We identified the novel KIF5B-EGFR rearrangement through NGS. Traditional methods for detection of EGFR fusion have limitations. Immunohistochemistry and fluorescence in situ hybridization depend on diagnostic expertise, and reverse-transcriptase polymerase chain reaction is unable to detect novel chromosomal rearrangements. Compared with traditional methods, NGS allows for multiplex testing and enables the detection of known as well as uncommon genomic events. More and more rare or atypical EGFR mutations have been identified through NGS.

KIF5B is located on the short arm of human chromosome 10 and encodes member 5B of the kinesin family of proteins. Its product is a component of a motor protein complex that is associated with microtubules and mediates the transport of organelles within eukaryotic cells.7 There is currently no report on KIF5B-EGFR. In this case, we provided the first report of a patient with the fusion of KIF5B exon15 to EGFR exon 18 that contains the EGFR tyrosine kinase domain in a primary lung adenocarcinoma. Konduri et al described five patients with metastatic lung cancer whose tumors harbored EGFR fusions and verified that Ba/F3 cells expressing EGFR-RAD51 were sensitive to different first-third generation EGFR-TKI drugs in vitro.4 Afatinib is an irreversible inhibitor of the ErbB family that is expected to inhibit tumors with activating EGFR mutations more strongly than are reversible EGFR-TKIs. Several clinical trials have shown favorable PFS with acceptable toxicity profiles for combination therapy consisting of bevacizumab and EGFR-TKIs in untreated EGFR-mutant tumors.810 In consideration of the synergistic effects of afatinib and bevacizumab, we experimentally treated the KIF5B-EGFR patient with afatinib and bevacizumab. The patient exhibited a significant partial response after treatment with afatinib and bevacizumab for 2 months.

It is worth noting that in this patient, although the lesion progressed after treatments of moxifloxacin and voriconazole, co-infection cannot be ruled out absolutely. Besides, the possibility of delayed absorption of lung infiltrations caused by fungal infection should not be neglected. In addition, the favorable response of the patient to anti-tumor therapy should be attributed to the combined effects of afatinib and bevacizumab. We did not explore the mechanism of EGFR-TKI on this new target, which can be a direction for future efforts.

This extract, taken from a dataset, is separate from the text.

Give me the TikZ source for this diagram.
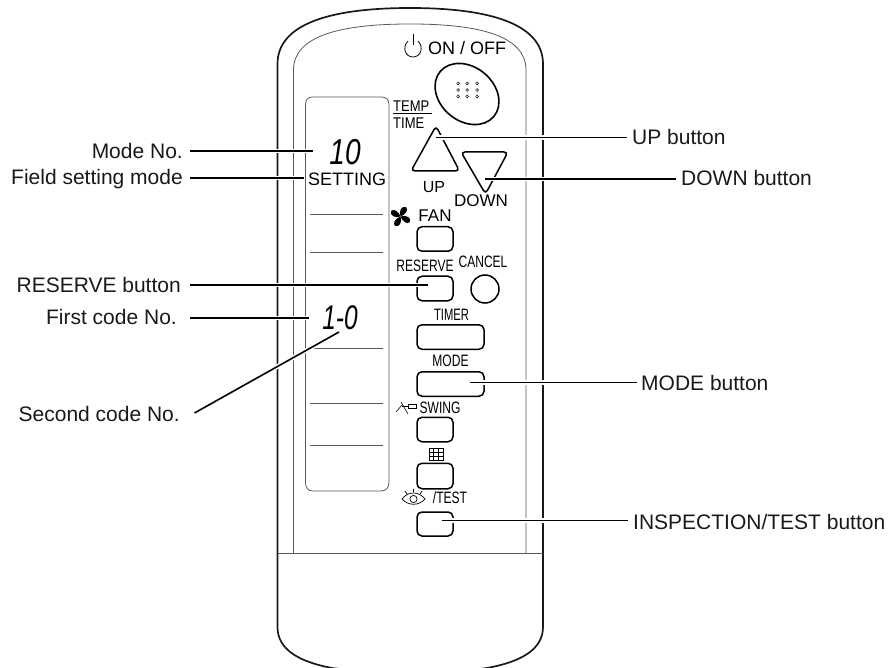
\documentclass[tikz,border=0pt]{standalone}
\usepackage{graphicx}
\usepackage{fontspec}
\usetikzlibrary{shapes.geometric}
\setmainfont{Liberation Sans}
\tikzset{
  x=1pt,y=-1pt,
  body/.style={line width=1.7pt,black!90},
  thin line/.style={line width=0.8pt,black!65},
  leader/.style={line width=1.6pt,black,preaction={draw,white,line width=4.5pt}},
  btn/.style={draw,line width=1.5pt,rounded corners=5pt,inner sep=0pt,minimum height=24.5pt,minimum width=36pt},
  lbl/.style={inner sep=0pt,font=\fontsize{21}{23}\selectfont,text=black!90},
  captxt/.style={inner sep=0pt,font=\fontsize{17}{18}\selectfont,text=black},
  nar/.style={inner sep=0pt,font=\fontsize{16.5}{18}\selectfont,text=black},
  segtxt/.style={inner sep=0pt,font=\fontsize{36}{36}\selectfont\itshape,text=black}
}
\begin{document}
\begin{tikzpicture}
\useasboundingbox (0,0) rectangle (891,668);
% case
\draw[body] (277.5,627) -- (277.5,64) .. controls (277.5,24) and (330,8) .. (410,8)
  .. controls (490,8) and (543,24) .. (543,64) -- (543,627)
  .. controls (543,650) and (520,662) .. (487,668) .. controls (465,672) and (355,672) .. (332,668)
  .. controls (300,662) and (277.5,650) .. (277.5,627) -- cycle;
\draw[thin line] (293.5,553.5) -- (293.5,70) .. controls (293.5,36) and (340,24) .. (410,24)
  .. controls (480,24) and (526,36) .. (526,70) -- (526,553.5);
\draw[thin line] (277.5,553.5) -- (543,553.5);
% display
\draw[thin line] (305.5,105) .. controls (305.5,99) and (308,97) .. (313,97) -- (381,97)
  .. controls (386,97) and (389,99) .. (389,105) -- (389,482)
  .. controls (389,488) and (386,491) .. (381,491) -- (313,491)
  .. controls (308,491) and (305.5,488) .. (305.5,482) -- cycle;
\foreach \yy in {214,252,348,403,445} \draw[thin line] (310,\yy) -- (383,\yy);
% display texts
\node[segtxt] (ten) at (345,152) {\scalebox{0.78}[1]{10}};
\node[segtxt] (code) at (340,318) {\scalebox{0.68}[0.95]{1-0}};
\node[captxt,font=\fontsize{18}{18}\selectfont] (setting) at (347,179) {SETTING};
% power
\draw[line width=0.8pt] (408,41) .. controls (402,47) and (405,57) .. (413,57) .. controls (421,57) and (424,47) .. (418,41);
\draw[line width=0.8pt] (413,34) -- (413,45);
\node[captxt,font=\fontsize{18}{19}\selectfont,anchor=west] (onoff) at (428,48) {ON / OFF};
% on off button
\node[draw,ellipse,line width=1.6pt,minimum width=70pt,minimum height=54pt,inner sep=0pt,rotate=-40] (power) at (467,94) {};
\foreach \xx in {458,467,477} \foreach \yy in {83.5,90,96.5} \draw[line width=0.5pt] (\xx,\yy) circle[radius=1.4];
% temp/time
\node[nar,font=\fontsize{15.5}{17}\selectfont,anchor=west] (temp) at (393,106) {\scalebox{0.84}[1]{TEMP}};
\node[nar,font=\fontsize{15.5}{17}\selectfont,anchor=west] (time) at (393,123) {\scalebox{0.84}[1]{TIME}};
\draw[line width=0.8pt] (393,113) -- (432,113);
% arrows
\draw[line width=1.5pt,rounded corners=4pt] (436,126) -- (459.5,171) -- (411,171) -- cycle;
\draw[line width=1.5pt,rounded corners=4pt] (461,152) -- (508,152) -- (485.5,194) -- cycle;
\coordinate (upEnd) at (436,137.5);
\coordinate (downEnd) at (485,179);
\node[captxt,font=\fontsize{16}{17}\selectfont] (up) at (434,187) {UP};
\node[captxt] (down) at (481,201) {DOWN};
% fan
\begin{scope}[shift={(400.5,216.5)}]
  \foreach \a in {20,110,200,290}
    \fill[rotate=\a] (0,0) .. controls (0,-6) and (5,-10) .. (8.5,-7) .. controls (10,-3) and (5,0) .. (0,0);
\end{scope}
\node[captxt] (fan) at (435,216) {FAN};
% buttons
\node[btn] (fanbtn) at (435,239) {};
\node[nar] (reserve) at (425,266) {\scalebox{0.73}[1]{RESERVE}};
\node[nar] (cancel) at (483,262) {\scalebox{0.73}[1]{CANCEL}};
\node[btn] (resbtn) at (435,288.5) {};
\node[draw,circle,line width=1.5pt,minimum size=28pt,inner sep=0pt] (cancelbtn) at (485,289) {};
\node[nar] (timer) at (451.5,315) {\scalebox{0.68}[1]{TIMER}};
\node[btn,minimum width=67pt] (timerbtn) at (450.5,337) {};
\node[nar] (mode) at (450.5,361) {\scalebox{0.73}[1]{MODE}};
\node[btn,minimum width=67pt] (modebtn) at (450.5,384) {};
\node[nar] (swing) at (440,408) {\scalebox{0.73}[1]{SWING}};
\draw[line width=0.6pt] (396,412) -- (402,405) (401,402) -- (408,414);
\draw[line width=0.6pt] (408,404) rectangle (416,408) (402,406) -- (408,406);
\node[btn] (swingbtn) at (435,429.5) {};
% filter icon
\draw[line width=0.6pt] (429,448) rectangle (443,460);
\foreach \xx in {433.7,438.3} \draw[line width=0.6pt] (\xx,448) -- (\xx,460);
\foreach \yy in {452,456} \draw[line width=0.6pt] (429,\yy) -- (443,\yy);
\node[btn,minimum height=25.5pt] (filterbtn) at (435,476) {};
% eye icon
\draw[line width=0.7pt] (402,499) .. controls (408,491) and (419,491) .. (425,499) .. controls (419,506) and (408,506) .. (402,499) -- cycle;
\draw[line width=0.7pt] (413.5,499) circle[radius=3.6];
\draw[line width=0.7pt] (413.5,489) -- (413.5,492) (405,491) -- (407,494) (422,491) -- (420,494);
\node[nar] (test) at (450,498) {\scalebox{0.73}[1]{/TEST}};
\node[btn,minimum height=24pt] (testbtn) at (435,524) {};
% labels
\node[lbl,anchor=base east] (lMode) at (183,158.5) {Mode No.};
\node[lbl,anchor=base east] (lField) at (183,184.5) {Field setting mode};
\node[lbl,anchor=base east] (lRes) at (181,292.7) {RESERVE button};
\node[lbl,anchor=base east] (lFirst) at (177,324.8) {First code No.};
\node[lbl,anchor=base east] (lSecond) at (180,421.7) {Second code No.};
\node[lbl,anchor=base west] (lUp) at (632,145) {UP button};
\node[lbl,anchor=base west] (lDown) at (681,186) {DOWN button};
\node[lbl,anchor=base west] (lMod) at (641,390) {MODE button};
\node[lbl,anchor=base west] (lIns) at (633,529) {INSPECTION/TEST button};
% leaders
\coordinate (sMode) at (190,151);
\coordinate (sField) at (190,178);
\coordinate (sRes) at (190,285);
\coordinate (sFirst) at (190,318);
\coordinate (sSecond) at (194.5,413);
\coordinate (eMode) at (313,151);
\coordinate (eField) at (304,178);
\coordinate (eRes) at (428,285);
\coordinate (eFirst) at (309,318);
\coordinate (eSecond) at (339,332);
\coordinate (eMod) at (470,382.5);
\coordinate (eIns) at (442,520.5);
\coordinate (tUp) at (627,137.5);
\coordinate (tDown) at (676,179);
\coordinate (tMod) at (637,382.5);
\coordinate (tIns) at (628,520.5);
\draw[leader] (sMode) -- (eMode);
\draw[leader] (sField) -- (eField);
\draw[leader] (sRes) -- (eRes);
\draw[leader] (sFirst) -- (eFirst);
\draw[leader] (sSecond) -- (eSecond);
\draw[leader] (upEnd) -- (tUp);
\draw[leader] (downEnd) -- (tDown);
\draw[leader] (eMod) -- (tMod);
\draw[leader] (eIns) -- (tIns);
\end{tikzpicture}
\end{document}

In the present case, the patient of lung adenocarcinoma with KIF5B-EGFR fusion achieved a remarkable remission from treatment with EGFR-TKIs and the monoclonal antibody to vascular endothelial growth factor A. We provided case experiences supporting the use of afatinib and bevacizumab for treatment of the patients with NSCLC who are harboring KIF5B-EGFR fusion.


We thank Dr. Yuanyuan Xu and Yibing He for their great efforts in the care for this patient, and we also thank Dr. Xianfa Xu for his great help in the preparation of pathological images.


The authors report no conflicts of interest in this work.